The Chicago Blackhawks had another player announced as a finalist for an end-of-the-year award Thursday. Patrick Kane was named a finalist for the Lady Byng trophy, the prize awarded to the league's most sportsmanlike player.
Kane was announced as a finalist along with the Islanders' Matt Moulson and Tampa Bay's Martin St. Louis. This is causing some to point out that Kane does not belong in the company of these other two players.
Personally, I believe that St. Louis will come out of this with his third Lady Byng. However, the criticisms leveled at Kane are not so much about his play on the ice as his behavior off of it.
That's not just misguided—it's also not fair.
Will Patrick Kane win the Lady Byng?
Look, Kane had just eight penalty minutes in the regular season. That doesn't necessarily earn him a sportsmanship trophy. On the other hand, people need to remember that this is an award given out to the NHL's model citizen—on the ice.
No one is denying that Kane has something of a checkered past when it comes to non-hockey activities. The point that is being missed is that the Lady Byng is a sportsmanship trophy, not a reflection of one's off-ice comportment.
Kane is still just 24 years old, though he has matured in regards to his play. If you want to point out that he is at times still quite the chirper, fine. It doesn't seem like there has been as much of that this season.

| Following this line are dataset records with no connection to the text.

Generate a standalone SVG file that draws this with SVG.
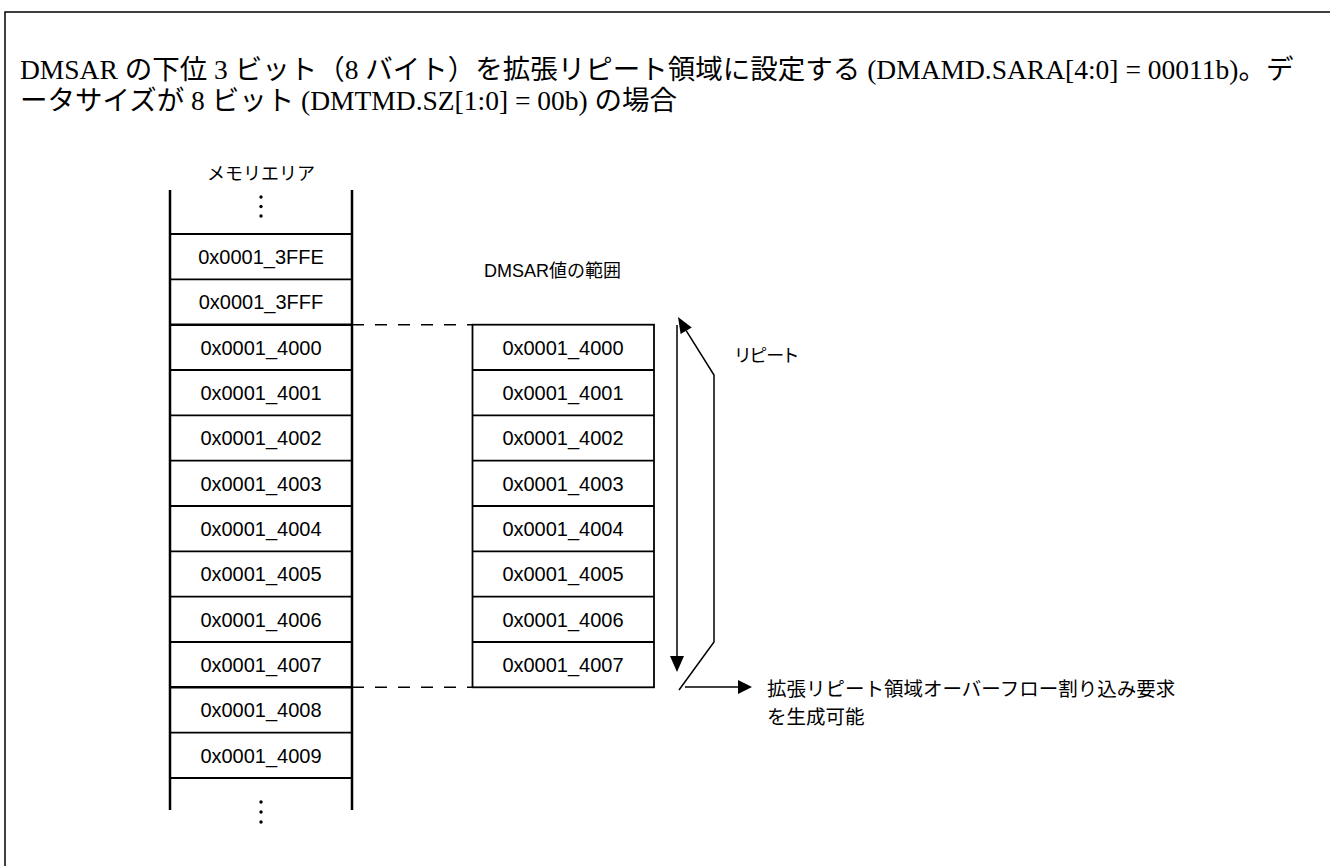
<svg xmlns="http://www.w3.org/2000/svg" width="1330" height="866" viewBox="0 0 1330 866">
<style>
.title{font-family:"Liberation Serif","Noto Sans CJK JP",serif;font-size:27.5px;fill:#000}
.cell{font-family:"Liberation Sans","Noto Sans CJK JP",sans-serif;font-size:20px;fill:#000;text-anchor:middle}
.lbl{font-family:"Liberation Sans","Noto Sans CJK JP",sans-serif;font-size:18px;fill:#000}
.box{fill:#fff;stroke:#000;stroke-width:1.8}
.col{stroke:#000;stroke-width:2.5;fill:none}
.thin{stroke:#000;stroke-width:1.8;fill:none}
.dash{stroke:#000;stroke-width:1.6;stroke-dasharray:12 11;fill:none}
.ln{stroke:#000;stroke-width:1.5;fill:none}
.ah{fill:#000;stroke:none}
</style>
<rect width="1330" height="866" fill="#fff"/>
<path d="M5 866V12H1330" class="ln"/>
<g id="title">
<text class="title" x="20" y="79">DMSAR の下位 3 ビット（8 バイト）を拡張リピート領域に設定する (DMAMD.SARA[4:0] = 00011b)。デ</text>
<text class="title" x="20" y="110">ータサイズが 8 ビット (DMTMD.SZ[1:0] = 00b) の場合</text>
</g>
<g id="memory-area">
<text class="lbl" x="261" y="180" text-anchor="middle">メモリエリア</text>
<g class="thin">
<line x1="170" y1="234" x2="352" y2="234"/>
<line x1="170" y1="279.3" x2="352" y2="279.3"/>
<line x1="170" y1="370" x2="352" y2="370"/>
<line x1="170" y1="415.3" x2="352" y2="415.3"/>
<line x1="170" y1="460.7" x2="352" y2="460.7"/>
<line x1="170" y1="506" x2="352" y2="506"/>
<line x1="170" y1="551.3" x2="352" y2="551.3"/>
<line x1="170" y1="596.7" x2="352" y2="596.7"/>
<line x1="170" y1="642" x2="352" y2="642"/>
<line x1="170" y1="732.7" x2="352" y2="732.7"/>
<line x1="170" y1="778" x2="352" y2="778"/>
</g>
<g class="col">
<line x1="170" y1="324.7" x2="352" y2="324.7"/>
<line x1="170" y1="687.3" x2="352" y2="687.3"/>
<line x1="170" y1="190" x2="170" y2="810"/>
<line x1="352" y1="190" x2="352" y2="810"/>
</g>
<g class="ah">
<circle cx="261" cy="197" r="1.7"/><circle cx="261" cy="206.5" r="1.7"/><circle cx="261" cy="216" r="1.7"/>
<circle cx="261" cy="802" r="1.7"/><circle cx="261" cy="812" r="1.7"/><circle cx="261" cy="822" r="1.7"/>
</g>
<text class="cell" x="261" y="264">0x0001_3FFE</text>
<text class="cell" x="261" y="309.3">0x0001_3FFF</text>
<text class="cell" x="261" y="354.7">0x0001_4000</text>
<text class="cell" x="261" y="400">0x0001_4001</text>
<text class="cell" x="261" y="445.3">0x0001_4002</text>
<text class="cell" x="261" y="490.7">0x0001_4003</text>
<text class="cell" x="261" y="536">0x0001_4004</text>
<text class="cell" x="261" y="581.3">0x0001_4005</text>
<text class="cell" x="261" y="626.7">0x0001_4006</text>
<text class="cell" x="261" y="672">0x0001_4007</text>
<text class="cell" x="261" y="717.3">0x0001_4008</text>
<text class="cell" x="261" y="762.7">0x0001_4009</text>
</g>
<g id="dmsar-range">
<text class="lbl" x="484" y="277">DMSAR値の範囲</text>
<rect class="box" x="472.5" y="324.7" width="181.5" height="362.6"/>
<g class="thin">
<line x1="472.5" y1="370" x2="654" y2="370"/>
<line x1="472.5" y1="415.3" x2="654" y2="415.3"/>
<line x1="472.5" y1="460.7" x2="654" y2="460.7"/>
<line x1="472.5" y1="506" x2="654" y2="506"/>
<line x1="472.5" y1="551.3" x2="654" y2="551.3"/>
<line x1="472.5" y1="596.7" x2="654" y2="596.7"/>
<line x1="472.5" y1="642" x2="654" y2="642"/>
</g>
<text class="cell" x="563" y="354.7">0x0001_4000</text>
<text class="cell" x="563" y="400">0x0001_4001</text>
<text class="cell" x="563" y="445.3">0x0001_4002</text>
<text class="cell" x="563" y="490.7">0x0001_4003</text>
<text class="cell" x="563" y="536">0x0001_4004</text>
<text class="cell" x="563" y="581.3">0x0001_4005</text>
<text class="cell" x="563" y="626.7">0x0001_4006</text>
<text class="cell" x="563" y="672">0x0001_4007</text>
</g>
<g id="repeat-label">
<text class="lbl" x="735" y="362" style="font-feature-settings:'palt'">リピート</text>
</g>
<g id="overflow-label">
<text class="lbl" x="767" y="696" style="font-size:19.5px">拡張リピート領域オーバーフロー割り込み要求</text>
<text class="lbl" x="767" y="724" style="font-size:19.5px">を生成可能</text>
</g>
<g id="connectors">
<line class="dash" x1="352" y1="324.7" x2="472.5" y2="324.7"/>
<line class="dash" x1="352" y1="687.3" x2="472.5" y2="687.3"/>
<line class="ln" x1="677" y1="325" x2="677" y2="657"/>
<polygon class="ah" points="677,672 670,656 684,656"/>
<polyline class="ln" points="679,690 714,642 714,375 686.2,330.7"/>
<polygon class="ah" points="678,317 691.8,327.4 680.6,334"/>
<line class="ln" x1="685" y1="687" x2="739" y2="687"/>
<polygon class="ah" points="752,687 738,680 738,694"/>
</g>
</svg>
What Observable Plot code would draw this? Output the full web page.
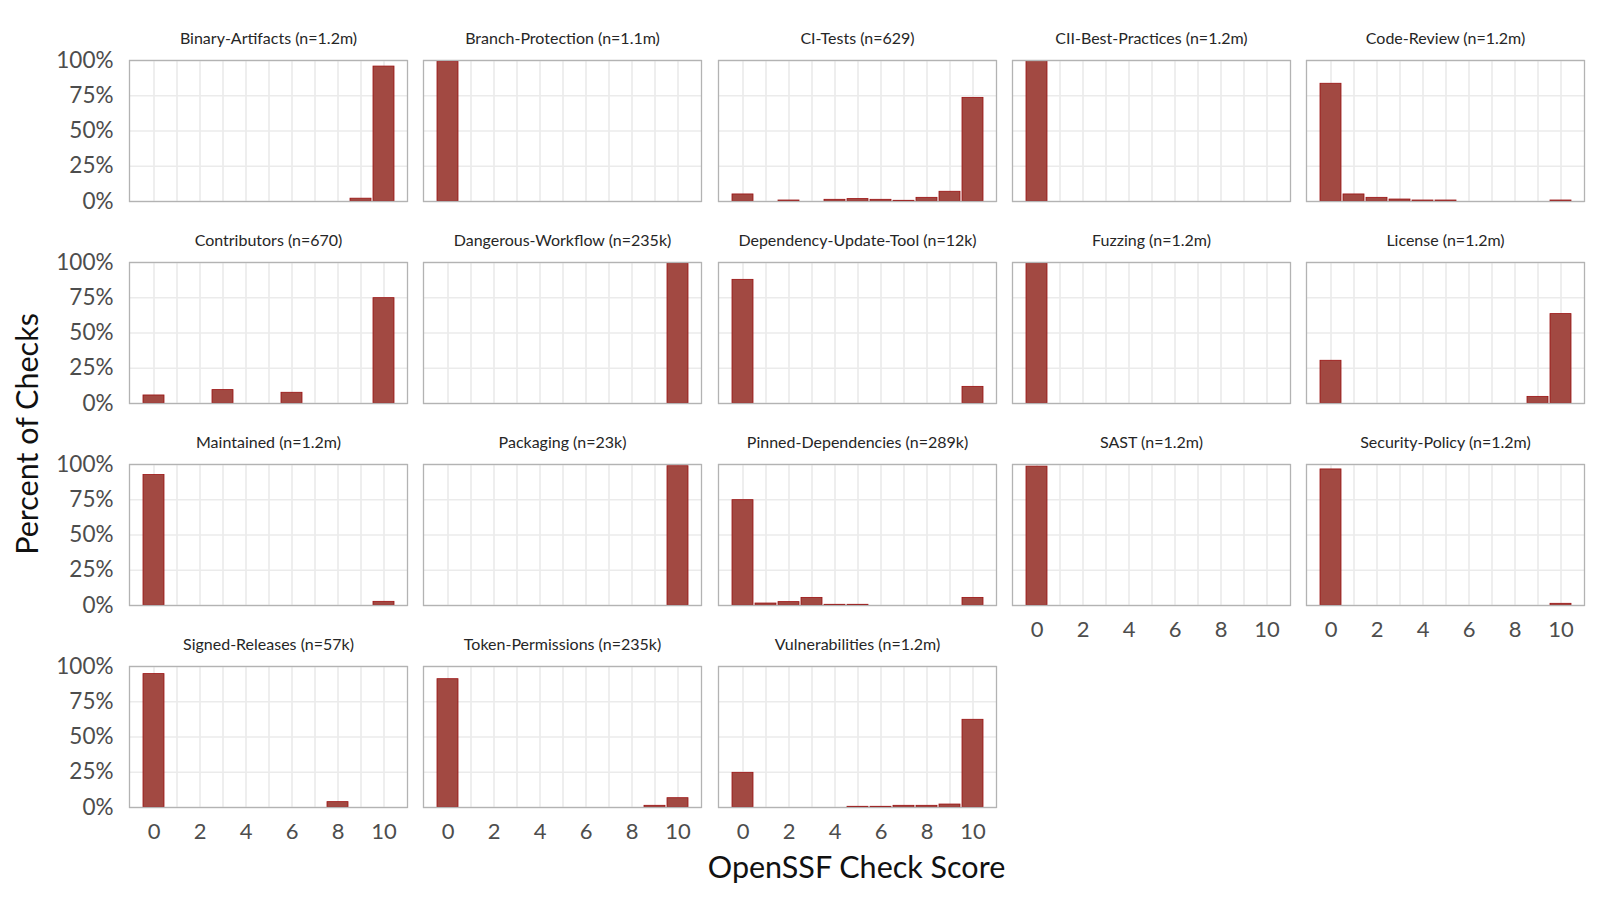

It is pool of the dirtiest variety to suggest that poor decisions made in the offseason should affect the way Kane handles himself on the ice.
Even if such transgressions were something to be considered, this is a yearly award that accounts for changes of heart. Stan Mikita won himself his first of two Lady Byngs just two seasons removed from a 154 penalty-minute campaign.
Stosh was a bit of a hothead on the ice who reformed into one of the game's classier skaters. Why doesn't Kane, or any player, get that kind of blank slate every season?
I can tolerate discussion on whether Kane deserves his status as a Lady Byng finalist. Just don't bring up knocks on the kid that didn't occur in game action.